Aujourd’hui, Farida Kehlfa évolue aux côtés de l’élite de notre pays. Egérie de la mode française, elle a travaillé avec Jean-Paul Gauthier et Azzedine Alaïa, s’est liée d’amitié avec Christian Louboutin et Carla Bruni-Sarkozy. Rien, pourtant, ne la prédestinait à embrasser un tel destin : c’est ce qu’elle nous raconte, assez crûment et de manière plutôt décousue, dans ce récit de son enfance dans une famille algérienne marquée par la violence et l’alcoolisme du père, la dépression médicamenteuse de la mère, le manque de tout et les fous rires de rien.

Révélateur d’une époque et d’un monde à part, « un monde qui se nommerait pour toujours immigration« , le livre de Farida Khelfa nous ouvre les portes des HLMs de banlieue où se sont entassées dans les années soixante-dix toutes les familles nombreuses éligibles au logement social, toutes ces familles d’étrangers sans le sou qui pensaient faire fortune en arrivant en France. Superposant le passé et le présent, creusant par ses mots le fossé entre sa vie d’alors et celle de maintenant, elle illustre la fracture béante au sein même de la société française, persistant depuis lors : entre les français de souche et les immigrés ou enfants d’émigrés. Pourtant, au milieu de la violence et de l’injustice, le Paris des années quatre-vingt fait figure d’Eldorado où tout est possible. Après sa fugue à l’âge de seize ans, c’est grâce à sa fréquentation assidue du Palace qu’elle rencontre les étoiles montantes de la mode et fait son entrée sur les podiums. La petite fille battue prend son envol, s’extrait de la condition de paria à laquelle elle se pensait condamnée pour devenir une étoile montante du style à la française. Une belle revanche sur cette vie qui ne l’avait pas tellement gâtée jusque là.

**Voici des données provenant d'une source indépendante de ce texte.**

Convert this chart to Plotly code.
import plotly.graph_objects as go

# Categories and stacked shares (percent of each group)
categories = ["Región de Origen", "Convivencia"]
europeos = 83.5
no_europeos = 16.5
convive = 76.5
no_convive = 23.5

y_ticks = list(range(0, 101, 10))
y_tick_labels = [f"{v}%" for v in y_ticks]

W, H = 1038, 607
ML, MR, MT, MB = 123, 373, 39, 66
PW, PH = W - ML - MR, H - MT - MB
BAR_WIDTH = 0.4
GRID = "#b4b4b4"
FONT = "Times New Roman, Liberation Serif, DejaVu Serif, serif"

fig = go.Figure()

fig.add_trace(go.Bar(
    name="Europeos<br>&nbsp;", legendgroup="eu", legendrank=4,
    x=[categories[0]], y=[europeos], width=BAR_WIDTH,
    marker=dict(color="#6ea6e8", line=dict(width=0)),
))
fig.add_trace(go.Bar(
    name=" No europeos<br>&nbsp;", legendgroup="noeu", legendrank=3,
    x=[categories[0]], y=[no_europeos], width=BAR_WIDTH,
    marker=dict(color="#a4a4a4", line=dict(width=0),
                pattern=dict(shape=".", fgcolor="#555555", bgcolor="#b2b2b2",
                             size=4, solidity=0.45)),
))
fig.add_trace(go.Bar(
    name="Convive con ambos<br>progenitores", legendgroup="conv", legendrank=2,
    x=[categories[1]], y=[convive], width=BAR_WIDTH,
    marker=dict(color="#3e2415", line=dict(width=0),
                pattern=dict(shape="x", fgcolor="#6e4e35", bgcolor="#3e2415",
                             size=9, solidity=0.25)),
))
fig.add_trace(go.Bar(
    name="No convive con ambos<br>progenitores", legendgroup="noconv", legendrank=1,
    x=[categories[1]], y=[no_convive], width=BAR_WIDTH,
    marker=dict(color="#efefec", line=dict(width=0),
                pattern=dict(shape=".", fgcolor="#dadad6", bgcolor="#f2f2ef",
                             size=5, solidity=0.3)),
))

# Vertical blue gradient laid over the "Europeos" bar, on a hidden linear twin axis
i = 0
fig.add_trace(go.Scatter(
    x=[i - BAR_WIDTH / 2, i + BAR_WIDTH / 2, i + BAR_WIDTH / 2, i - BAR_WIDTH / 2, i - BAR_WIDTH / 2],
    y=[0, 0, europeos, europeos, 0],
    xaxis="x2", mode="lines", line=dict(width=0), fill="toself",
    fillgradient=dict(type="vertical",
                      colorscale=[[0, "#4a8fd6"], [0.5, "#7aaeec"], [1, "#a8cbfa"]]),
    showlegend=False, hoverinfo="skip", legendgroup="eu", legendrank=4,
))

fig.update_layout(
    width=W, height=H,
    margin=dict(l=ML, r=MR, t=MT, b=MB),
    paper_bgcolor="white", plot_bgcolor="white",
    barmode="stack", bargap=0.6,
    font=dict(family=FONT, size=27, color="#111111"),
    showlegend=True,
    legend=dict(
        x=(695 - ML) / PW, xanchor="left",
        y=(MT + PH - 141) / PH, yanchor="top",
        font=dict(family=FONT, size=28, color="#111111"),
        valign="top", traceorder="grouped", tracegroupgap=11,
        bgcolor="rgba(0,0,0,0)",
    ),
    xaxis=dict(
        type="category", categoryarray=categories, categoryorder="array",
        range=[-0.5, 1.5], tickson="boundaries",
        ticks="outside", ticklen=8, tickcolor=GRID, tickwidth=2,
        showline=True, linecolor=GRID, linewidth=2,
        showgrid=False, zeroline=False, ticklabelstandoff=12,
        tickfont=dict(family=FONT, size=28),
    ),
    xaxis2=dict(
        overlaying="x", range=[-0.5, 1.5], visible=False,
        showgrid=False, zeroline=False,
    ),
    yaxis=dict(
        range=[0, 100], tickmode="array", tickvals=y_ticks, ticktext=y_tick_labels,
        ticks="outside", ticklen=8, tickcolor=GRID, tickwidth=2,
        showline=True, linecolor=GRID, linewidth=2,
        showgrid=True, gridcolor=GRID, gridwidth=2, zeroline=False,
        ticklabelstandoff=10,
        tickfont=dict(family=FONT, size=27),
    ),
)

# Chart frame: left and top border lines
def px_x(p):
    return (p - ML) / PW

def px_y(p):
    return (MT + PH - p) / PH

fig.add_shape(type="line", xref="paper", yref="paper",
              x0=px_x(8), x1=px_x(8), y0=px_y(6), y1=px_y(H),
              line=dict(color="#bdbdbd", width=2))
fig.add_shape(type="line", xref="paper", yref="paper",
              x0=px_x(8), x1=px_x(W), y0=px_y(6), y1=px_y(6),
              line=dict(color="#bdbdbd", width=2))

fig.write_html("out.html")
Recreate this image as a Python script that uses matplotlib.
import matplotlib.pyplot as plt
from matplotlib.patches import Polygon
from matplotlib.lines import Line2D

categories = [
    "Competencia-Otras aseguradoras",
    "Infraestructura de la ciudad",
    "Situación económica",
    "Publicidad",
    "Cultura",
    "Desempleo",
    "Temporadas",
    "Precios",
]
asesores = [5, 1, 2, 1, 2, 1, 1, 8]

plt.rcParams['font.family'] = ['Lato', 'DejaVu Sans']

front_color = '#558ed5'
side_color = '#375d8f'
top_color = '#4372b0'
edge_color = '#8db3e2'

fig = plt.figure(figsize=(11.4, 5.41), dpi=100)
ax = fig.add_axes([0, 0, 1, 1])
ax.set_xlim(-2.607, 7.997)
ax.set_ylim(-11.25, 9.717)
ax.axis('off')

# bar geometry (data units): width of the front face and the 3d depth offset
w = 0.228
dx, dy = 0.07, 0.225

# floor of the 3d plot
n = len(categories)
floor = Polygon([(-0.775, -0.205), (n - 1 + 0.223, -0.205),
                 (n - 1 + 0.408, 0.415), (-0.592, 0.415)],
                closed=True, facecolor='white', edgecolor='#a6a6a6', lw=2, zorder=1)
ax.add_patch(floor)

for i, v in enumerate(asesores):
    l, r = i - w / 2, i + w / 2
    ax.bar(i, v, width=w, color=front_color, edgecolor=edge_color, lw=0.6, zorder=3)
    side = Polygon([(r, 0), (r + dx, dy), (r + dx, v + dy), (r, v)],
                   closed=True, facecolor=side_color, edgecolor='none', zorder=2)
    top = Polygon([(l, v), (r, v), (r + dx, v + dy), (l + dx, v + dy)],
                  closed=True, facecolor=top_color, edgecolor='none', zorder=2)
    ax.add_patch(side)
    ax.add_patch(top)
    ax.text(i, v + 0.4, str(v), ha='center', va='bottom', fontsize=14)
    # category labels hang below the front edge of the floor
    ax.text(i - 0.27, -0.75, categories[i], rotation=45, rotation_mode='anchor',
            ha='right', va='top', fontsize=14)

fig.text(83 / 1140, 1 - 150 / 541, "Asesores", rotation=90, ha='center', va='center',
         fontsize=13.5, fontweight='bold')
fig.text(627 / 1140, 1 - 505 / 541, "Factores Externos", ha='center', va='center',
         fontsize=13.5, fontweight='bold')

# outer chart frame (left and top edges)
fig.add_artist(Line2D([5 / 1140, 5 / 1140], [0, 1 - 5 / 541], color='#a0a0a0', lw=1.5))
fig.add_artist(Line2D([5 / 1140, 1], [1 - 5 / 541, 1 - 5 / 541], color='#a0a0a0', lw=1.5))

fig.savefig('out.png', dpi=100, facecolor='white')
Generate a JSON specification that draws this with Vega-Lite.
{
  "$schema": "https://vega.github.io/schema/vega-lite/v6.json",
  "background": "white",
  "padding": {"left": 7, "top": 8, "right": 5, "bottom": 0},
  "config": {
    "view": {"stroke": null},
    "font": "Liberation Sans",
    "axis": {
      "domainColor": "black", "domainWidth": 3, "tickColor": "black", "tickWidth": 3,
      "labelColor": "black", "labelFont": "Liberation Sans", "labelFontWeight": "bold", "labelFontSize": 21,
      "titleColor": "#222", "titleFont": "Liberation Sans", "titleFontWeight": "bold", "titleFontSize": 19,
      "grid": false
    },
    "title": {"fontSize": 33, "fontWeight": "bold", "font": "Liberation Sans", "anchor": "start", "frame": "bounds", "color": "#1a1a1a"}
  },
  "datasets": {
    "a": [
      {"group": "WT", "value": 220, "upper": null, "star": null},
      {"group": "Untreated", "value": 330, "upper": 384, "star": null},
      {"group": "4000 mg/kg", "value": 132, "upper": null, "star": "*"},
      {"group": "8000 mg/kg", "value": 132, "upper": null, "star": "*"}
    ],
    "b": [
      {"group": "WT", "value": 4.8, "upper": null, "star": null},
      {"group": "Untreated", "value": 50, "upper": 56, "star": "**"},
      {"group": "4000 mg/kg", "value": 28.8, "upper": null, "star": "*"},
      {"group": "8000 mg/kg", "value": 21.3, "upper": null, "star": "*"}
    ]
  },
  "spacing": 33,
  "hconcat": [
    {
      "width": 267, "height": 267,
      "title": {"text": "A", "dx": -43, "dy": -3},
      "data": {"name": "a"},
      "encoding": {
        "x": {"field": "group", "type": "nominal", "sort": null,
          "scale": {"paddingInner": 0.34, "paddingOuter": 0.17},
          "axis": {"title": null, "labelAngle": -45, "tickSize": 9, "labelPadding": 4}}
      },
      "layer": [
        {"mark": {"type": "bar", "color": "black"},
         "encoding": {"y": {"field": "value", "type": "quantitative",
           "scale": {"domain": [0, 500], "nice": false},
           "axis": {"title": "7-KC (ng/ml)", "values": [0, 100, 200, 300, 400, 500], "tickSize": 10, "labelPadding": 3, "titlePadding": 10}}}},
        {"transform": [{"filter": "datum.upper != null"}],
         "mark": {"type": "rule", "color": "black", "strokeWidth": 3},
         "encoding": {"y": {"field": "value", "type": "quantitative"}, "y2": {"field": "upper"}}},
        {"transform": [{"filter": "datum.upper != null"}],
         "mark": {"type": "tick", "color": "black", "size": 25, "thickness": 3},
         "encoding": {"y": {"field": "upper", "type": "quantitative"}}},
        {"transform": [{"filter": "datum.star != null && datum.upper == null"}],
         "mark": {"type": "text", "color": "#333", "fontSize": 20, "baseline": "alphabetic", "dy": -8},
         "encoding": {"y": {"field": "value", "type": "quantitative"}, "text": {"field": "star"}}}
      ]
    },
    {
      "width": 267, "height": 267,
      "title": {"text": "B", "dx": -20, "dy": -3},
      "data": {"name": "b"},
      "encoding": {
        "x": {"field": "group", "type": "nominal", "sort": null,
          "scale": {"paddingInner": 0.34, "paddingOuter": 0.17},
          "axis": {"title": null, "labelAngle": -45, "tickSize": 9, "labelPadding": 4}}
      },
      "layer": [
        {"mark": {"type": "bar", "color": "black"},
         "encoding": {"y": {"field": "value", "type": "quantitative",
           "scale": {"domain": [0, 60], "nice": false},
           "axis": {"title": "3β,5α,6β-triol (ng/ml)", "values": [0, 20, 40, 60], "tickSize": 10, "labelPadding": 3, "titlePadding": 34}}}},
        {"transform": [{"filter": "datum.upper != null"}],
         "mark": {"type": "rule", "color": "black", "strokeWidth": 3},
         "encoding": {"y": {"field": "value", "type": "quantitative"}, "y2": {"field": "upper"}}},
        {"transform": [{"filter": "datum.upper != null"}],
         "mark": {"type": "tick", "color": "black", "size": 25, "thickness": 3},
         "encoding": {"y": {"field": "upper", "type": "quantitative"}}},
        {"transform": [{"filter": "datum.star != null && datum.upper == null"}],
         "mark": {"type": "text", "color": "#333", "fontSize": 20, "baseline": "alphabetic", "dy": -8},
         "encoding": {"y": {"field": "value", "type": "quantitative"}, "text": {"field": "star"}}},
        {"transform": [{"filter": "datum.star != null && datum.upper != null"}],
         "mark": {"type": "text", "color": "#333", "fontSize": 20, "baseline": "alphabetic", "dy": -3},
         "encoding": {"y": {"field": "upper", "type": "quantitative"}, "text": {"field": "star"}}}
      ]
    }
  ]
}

Si j’ai trouvé la plongée dans l’intimité de cette famille algérienne immigrée en France passionnante, et le style de Farida Khelfa poignant de franchise, j’ai été légèrement perdue dans la narration décousue, où j’ai peiné à faire sens de son histoire, à remettre les étapes de sa vie dans le bon ordre, à voir les corrélations et les conséquences. Comment s’en est-elle sortie finalement ? Une suite de coïncidences, de rencontres fortuites, de choix plus ou moins conscients ou seulement cet élan soudain de prendre ses jambes à son cou sans regarder en arrière ? Un peu des deux probablement. La narration donne l’impression que l’autrice-narratrice ouvre progressivement les boîtes bien scellées de ses souvenirs d’enfance, une seule à la fois pour être en mesure de les regarder en face.


Résumé de l’éditeur:

A la mort de sa mère, découvrant les rites funéraires de ses origines, Farida se replonge dans son enfance, si loin de sa vie d’adulte. Les mots et les souvenirs se bousculent alors qu’elle raconte pour la première fois la vie de cette famille d’immigrés algériens : les HLM misérables, les hommes brisés par l’illettrisme et la colonisation, les mères pétrifiées. Au milieu, une fratrie élevée dans une violence inouïe mais soudée par le rire et la force de vie.

Émerge la vision crue et poétique d’une enfance française, l’âpre histoire d’une petite fille qui a su se recréer et se faire une place dans un monde nouveau, animée par une extraordinaire résilience.

Grande figure de la mode, Farida Khelfa est aussi réalisatrice et productrice de films documentaires. Née de parents algériens, elle est élevée dans la cité des Minguettes à Lyon. A 16 ans, elle fuit à Paris pour vivre en femme libre.


A ce souvenir, des larmes ruissellent, la joie va de pair avec le malheur. Le bonheur n’existe pas s’il n’est pas précédé d’un grand désespoir, c’est le glissement de l’un à l’autre qui crée la mélancolie.